Could the lines from the start of the data through the line with "Chart.register(...registerables);" be set down exactly, with no pictures among them?
## Start SOURCE MATERIAL
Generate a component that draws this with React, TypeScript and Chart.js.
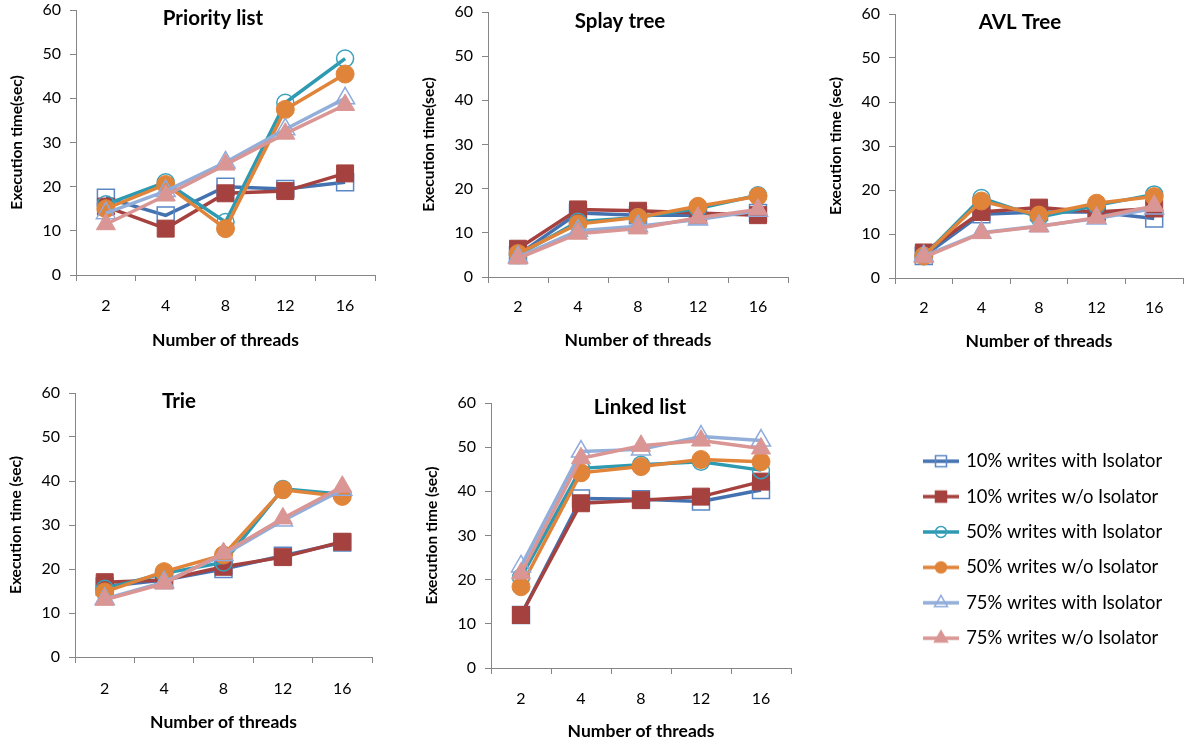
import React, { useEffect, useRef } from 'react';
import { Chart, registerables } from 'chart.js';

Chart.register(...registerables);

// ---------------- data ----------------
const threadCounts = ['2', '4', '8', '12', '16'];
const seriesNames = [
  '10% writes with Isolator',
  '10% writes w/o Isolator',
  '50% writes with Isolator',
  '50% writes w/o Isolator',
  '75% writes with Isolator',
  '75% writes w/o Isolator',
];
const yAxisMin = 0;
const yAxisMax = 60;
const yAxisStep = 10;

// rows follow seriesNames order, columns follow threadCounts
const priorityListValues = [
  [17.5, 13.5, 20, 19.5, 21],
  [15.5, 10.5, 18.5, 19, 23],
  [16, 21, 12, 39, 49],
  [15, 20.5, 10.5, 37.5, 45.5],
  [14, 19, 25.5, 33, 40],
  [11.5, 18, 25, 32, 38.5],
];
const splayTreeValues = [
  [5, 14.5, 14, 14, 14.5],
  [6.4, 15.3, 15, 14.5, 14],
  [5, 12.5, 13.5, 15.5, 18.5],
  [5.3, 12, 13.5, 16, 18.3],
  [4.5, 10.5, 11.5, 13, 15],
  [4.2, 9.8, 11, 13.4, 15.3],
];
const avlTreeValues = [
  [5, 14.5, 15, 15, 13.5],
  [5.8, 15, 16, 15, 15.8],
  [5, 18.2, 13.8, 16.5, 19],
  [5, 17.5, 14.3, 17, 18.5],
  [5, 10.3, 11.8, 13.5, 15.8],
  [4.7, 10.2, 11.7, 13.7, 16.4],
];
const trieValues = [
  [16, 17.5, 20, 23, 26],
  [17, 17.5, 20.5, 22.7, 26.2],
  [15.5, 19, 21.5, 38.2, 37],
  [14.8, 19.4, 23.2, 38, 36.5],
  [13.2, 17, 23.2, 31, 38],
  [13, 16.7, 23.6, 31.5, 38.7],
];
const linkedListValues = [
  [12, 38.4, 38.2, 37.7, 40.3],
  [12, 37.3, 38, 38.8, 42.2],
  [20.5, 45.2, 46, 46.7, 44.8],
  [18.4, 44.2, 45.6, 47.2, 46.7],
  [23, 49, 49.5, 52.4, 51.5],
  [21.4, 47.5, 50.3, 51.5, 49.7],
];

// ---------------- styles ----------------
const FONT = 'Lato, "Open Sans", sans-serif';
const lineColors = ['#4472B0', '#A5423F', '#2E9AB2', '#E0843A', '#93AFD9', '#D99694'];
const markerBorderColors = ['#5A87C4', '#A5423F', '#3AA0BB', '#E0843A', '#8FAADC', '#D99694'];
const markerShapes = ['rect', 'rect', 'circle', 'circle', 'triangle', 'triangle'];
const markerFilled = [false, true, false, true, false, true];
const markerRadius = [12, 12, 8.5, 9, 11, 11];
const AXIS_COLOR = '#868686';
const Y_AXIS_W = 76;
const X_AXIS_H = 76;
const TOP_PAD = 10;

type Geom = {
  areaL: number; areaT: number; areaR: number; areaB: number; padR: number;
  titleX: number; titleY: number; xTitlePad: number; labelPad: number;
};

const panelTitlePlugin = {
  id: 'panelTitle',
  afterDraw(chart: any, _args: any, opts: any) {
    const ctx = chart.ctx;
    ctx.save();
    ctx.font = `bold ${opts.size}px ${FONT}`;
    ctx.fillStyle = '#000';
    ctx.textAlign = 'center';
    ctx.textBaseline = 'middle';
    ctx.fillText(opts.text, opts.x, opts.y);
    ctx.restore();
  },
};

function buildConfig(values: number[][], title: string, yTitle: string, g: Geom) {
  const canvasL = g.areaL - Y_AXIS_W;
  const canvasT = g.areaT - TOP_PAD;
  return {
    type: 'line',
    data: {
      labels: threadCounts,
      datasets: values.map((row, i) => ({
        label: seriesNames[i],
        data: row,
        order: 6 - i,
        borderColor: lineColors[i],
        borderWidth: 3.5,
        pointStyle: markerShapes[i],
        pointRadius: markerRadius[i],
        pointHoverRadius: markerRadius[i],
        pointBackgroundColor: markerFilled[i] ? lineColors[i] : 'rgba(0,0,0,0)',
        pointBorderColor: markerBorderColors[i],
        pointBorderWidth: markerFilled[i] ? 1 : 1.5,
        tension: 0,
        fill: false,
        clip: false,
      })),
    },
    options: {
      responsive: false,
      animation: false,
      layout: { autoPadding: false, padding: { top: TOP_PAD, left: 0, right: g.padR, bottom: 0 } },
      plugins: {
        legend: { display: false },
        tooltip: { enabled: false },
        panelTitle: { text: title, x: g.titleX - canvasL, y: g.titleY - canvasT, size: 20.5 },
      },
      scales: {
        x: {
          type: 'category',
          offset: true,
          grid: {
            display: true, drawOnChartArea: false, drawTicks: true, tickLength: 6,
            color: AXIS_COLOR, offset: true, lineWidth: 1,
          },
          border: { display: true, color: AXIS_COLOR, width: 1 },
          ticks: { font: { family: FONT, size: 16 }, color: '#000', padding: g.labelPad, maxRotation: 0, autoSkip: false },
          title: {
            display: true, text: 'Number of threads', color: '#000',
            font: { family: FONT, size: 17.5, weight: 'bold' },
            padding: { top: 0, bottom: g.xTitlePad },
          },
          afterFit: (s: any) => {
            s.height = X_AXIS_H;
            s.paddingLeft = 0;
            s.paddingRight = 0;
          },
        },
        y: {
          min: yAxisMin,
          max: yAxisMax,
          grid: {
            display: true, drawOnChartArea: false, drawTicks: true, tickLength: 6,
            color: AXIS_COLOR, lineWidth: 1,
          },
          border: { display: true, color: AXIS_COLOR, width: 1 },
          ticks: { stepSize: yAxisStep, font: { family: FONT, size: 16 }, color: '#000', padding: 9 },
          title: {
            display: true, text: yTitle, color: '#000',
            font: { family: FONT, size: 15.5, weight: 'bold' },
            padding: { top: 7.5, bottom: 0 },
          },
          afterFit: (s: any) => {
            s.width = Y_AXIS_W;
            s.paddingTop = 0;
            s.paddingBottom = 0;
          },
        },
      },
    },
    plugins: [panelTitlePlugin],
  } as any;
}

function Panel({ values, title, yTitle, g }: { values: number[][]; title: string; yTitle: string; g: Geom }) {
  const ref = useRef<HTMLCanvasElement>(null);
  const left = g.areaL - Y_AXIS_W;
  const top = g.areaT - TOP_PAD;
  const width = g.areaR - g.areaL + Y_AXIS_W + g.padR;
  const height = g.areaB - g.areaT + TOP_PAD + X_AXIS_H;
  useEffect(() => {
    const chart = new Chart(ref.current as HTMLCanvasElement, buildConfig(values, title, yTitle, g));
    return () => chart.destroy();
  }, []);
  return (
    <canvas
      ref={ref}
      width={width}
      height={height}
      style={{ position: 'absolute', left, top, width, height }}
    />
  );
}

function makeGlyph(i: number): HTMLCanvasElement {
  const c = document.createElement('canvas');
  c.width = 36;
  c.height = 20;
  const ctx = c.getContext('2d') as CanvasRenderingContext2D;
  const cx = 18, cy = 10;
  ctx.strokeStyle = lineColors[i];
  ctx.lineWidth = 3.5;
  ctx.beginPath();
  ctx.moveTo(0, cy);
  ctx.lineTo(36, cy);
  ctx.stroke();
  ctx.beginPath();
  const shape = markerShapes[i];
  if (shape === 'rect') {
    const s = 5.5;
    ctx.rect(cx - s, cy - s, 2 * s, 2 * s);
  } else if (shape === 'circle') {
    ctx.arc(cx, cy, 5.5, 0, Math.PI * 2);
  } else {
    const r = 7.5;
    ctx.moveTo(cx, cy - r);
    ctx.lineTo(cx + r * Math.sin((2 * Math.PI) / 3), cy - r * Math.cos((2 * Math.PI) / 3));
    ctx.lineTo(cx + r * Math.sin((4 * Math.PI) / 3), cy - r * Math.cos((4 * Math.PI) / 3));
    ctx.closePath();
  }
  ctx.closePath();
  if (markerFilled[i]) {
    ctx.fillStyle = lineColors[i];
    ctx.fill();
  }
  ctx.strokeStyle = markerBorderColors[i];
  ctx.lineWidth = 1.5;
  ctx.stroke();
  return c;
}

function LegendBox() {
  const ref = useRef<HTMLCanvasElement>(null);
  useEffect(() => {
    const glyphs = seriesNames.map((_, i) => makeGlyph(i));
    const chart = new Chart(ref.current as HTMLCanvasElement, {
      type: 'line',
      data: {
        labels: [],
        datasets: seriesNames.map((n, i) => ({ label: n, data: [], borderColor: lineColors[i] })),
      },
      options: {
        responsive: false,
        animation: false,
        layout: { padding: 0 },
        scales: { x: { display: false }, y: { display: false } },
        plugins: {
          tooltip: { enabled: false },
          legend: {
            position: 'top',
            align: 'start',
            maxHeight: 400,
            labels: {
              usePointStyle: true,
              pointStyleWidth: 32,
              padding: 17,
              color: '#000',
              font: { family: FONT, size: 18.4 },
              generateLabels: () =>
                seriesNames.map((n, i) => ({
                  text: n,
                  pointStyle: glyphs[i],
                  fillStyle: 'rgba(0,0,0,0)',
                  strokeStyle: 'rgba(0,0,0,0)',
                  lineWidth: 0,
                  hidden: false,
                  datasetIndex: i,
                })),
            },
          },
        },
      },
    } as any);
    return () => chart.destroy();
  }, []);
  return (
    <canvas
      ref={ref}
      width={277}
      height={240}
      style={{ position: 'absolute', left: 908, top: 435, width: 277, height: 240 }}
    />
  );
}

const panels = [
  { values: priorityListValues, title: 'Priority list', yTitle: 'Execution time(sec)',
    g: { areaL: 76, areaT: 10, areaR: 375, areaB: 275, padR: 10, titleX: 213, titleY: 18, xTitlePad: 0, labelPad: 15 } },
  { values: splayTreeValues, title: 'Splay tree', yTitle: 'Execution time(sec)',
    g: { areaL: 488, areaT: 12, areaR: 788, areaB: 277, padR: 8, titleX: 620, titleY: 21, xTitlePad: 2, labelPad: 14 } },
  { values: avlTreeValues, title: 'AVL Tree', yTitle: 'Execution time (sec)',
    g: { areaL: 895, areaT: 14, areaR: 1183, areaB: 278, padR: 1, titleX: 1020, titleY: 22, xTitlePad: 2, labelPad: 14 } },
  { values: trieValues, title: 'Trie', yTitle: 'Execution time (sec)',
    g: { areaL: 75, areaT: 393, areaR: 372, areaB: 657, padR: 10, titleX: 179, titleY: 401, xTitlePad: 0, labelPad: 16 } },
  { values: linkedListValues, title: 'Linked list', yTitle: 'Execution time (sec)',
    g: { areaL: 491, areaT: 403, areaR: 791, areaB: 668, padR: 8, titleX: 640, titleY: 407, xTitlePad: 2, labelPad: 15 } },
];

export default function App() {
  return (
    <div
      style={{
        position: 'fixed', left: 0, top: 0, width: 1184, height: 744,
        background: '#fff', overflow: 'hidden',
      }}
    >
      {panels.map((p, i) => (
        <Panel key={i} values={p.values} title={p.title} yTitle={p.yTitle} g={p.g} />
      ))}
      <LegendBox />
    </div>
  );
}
## End SOURCE MATERIAL
▶ [SOLVED PROBLEM]:
Generate a component that draws this with React, TypeScript and Chart.js.
import React, { useEffect, useRef } from 'react';
import { Chart, registerables } from 'chart.js';

Chart.register(...registerables);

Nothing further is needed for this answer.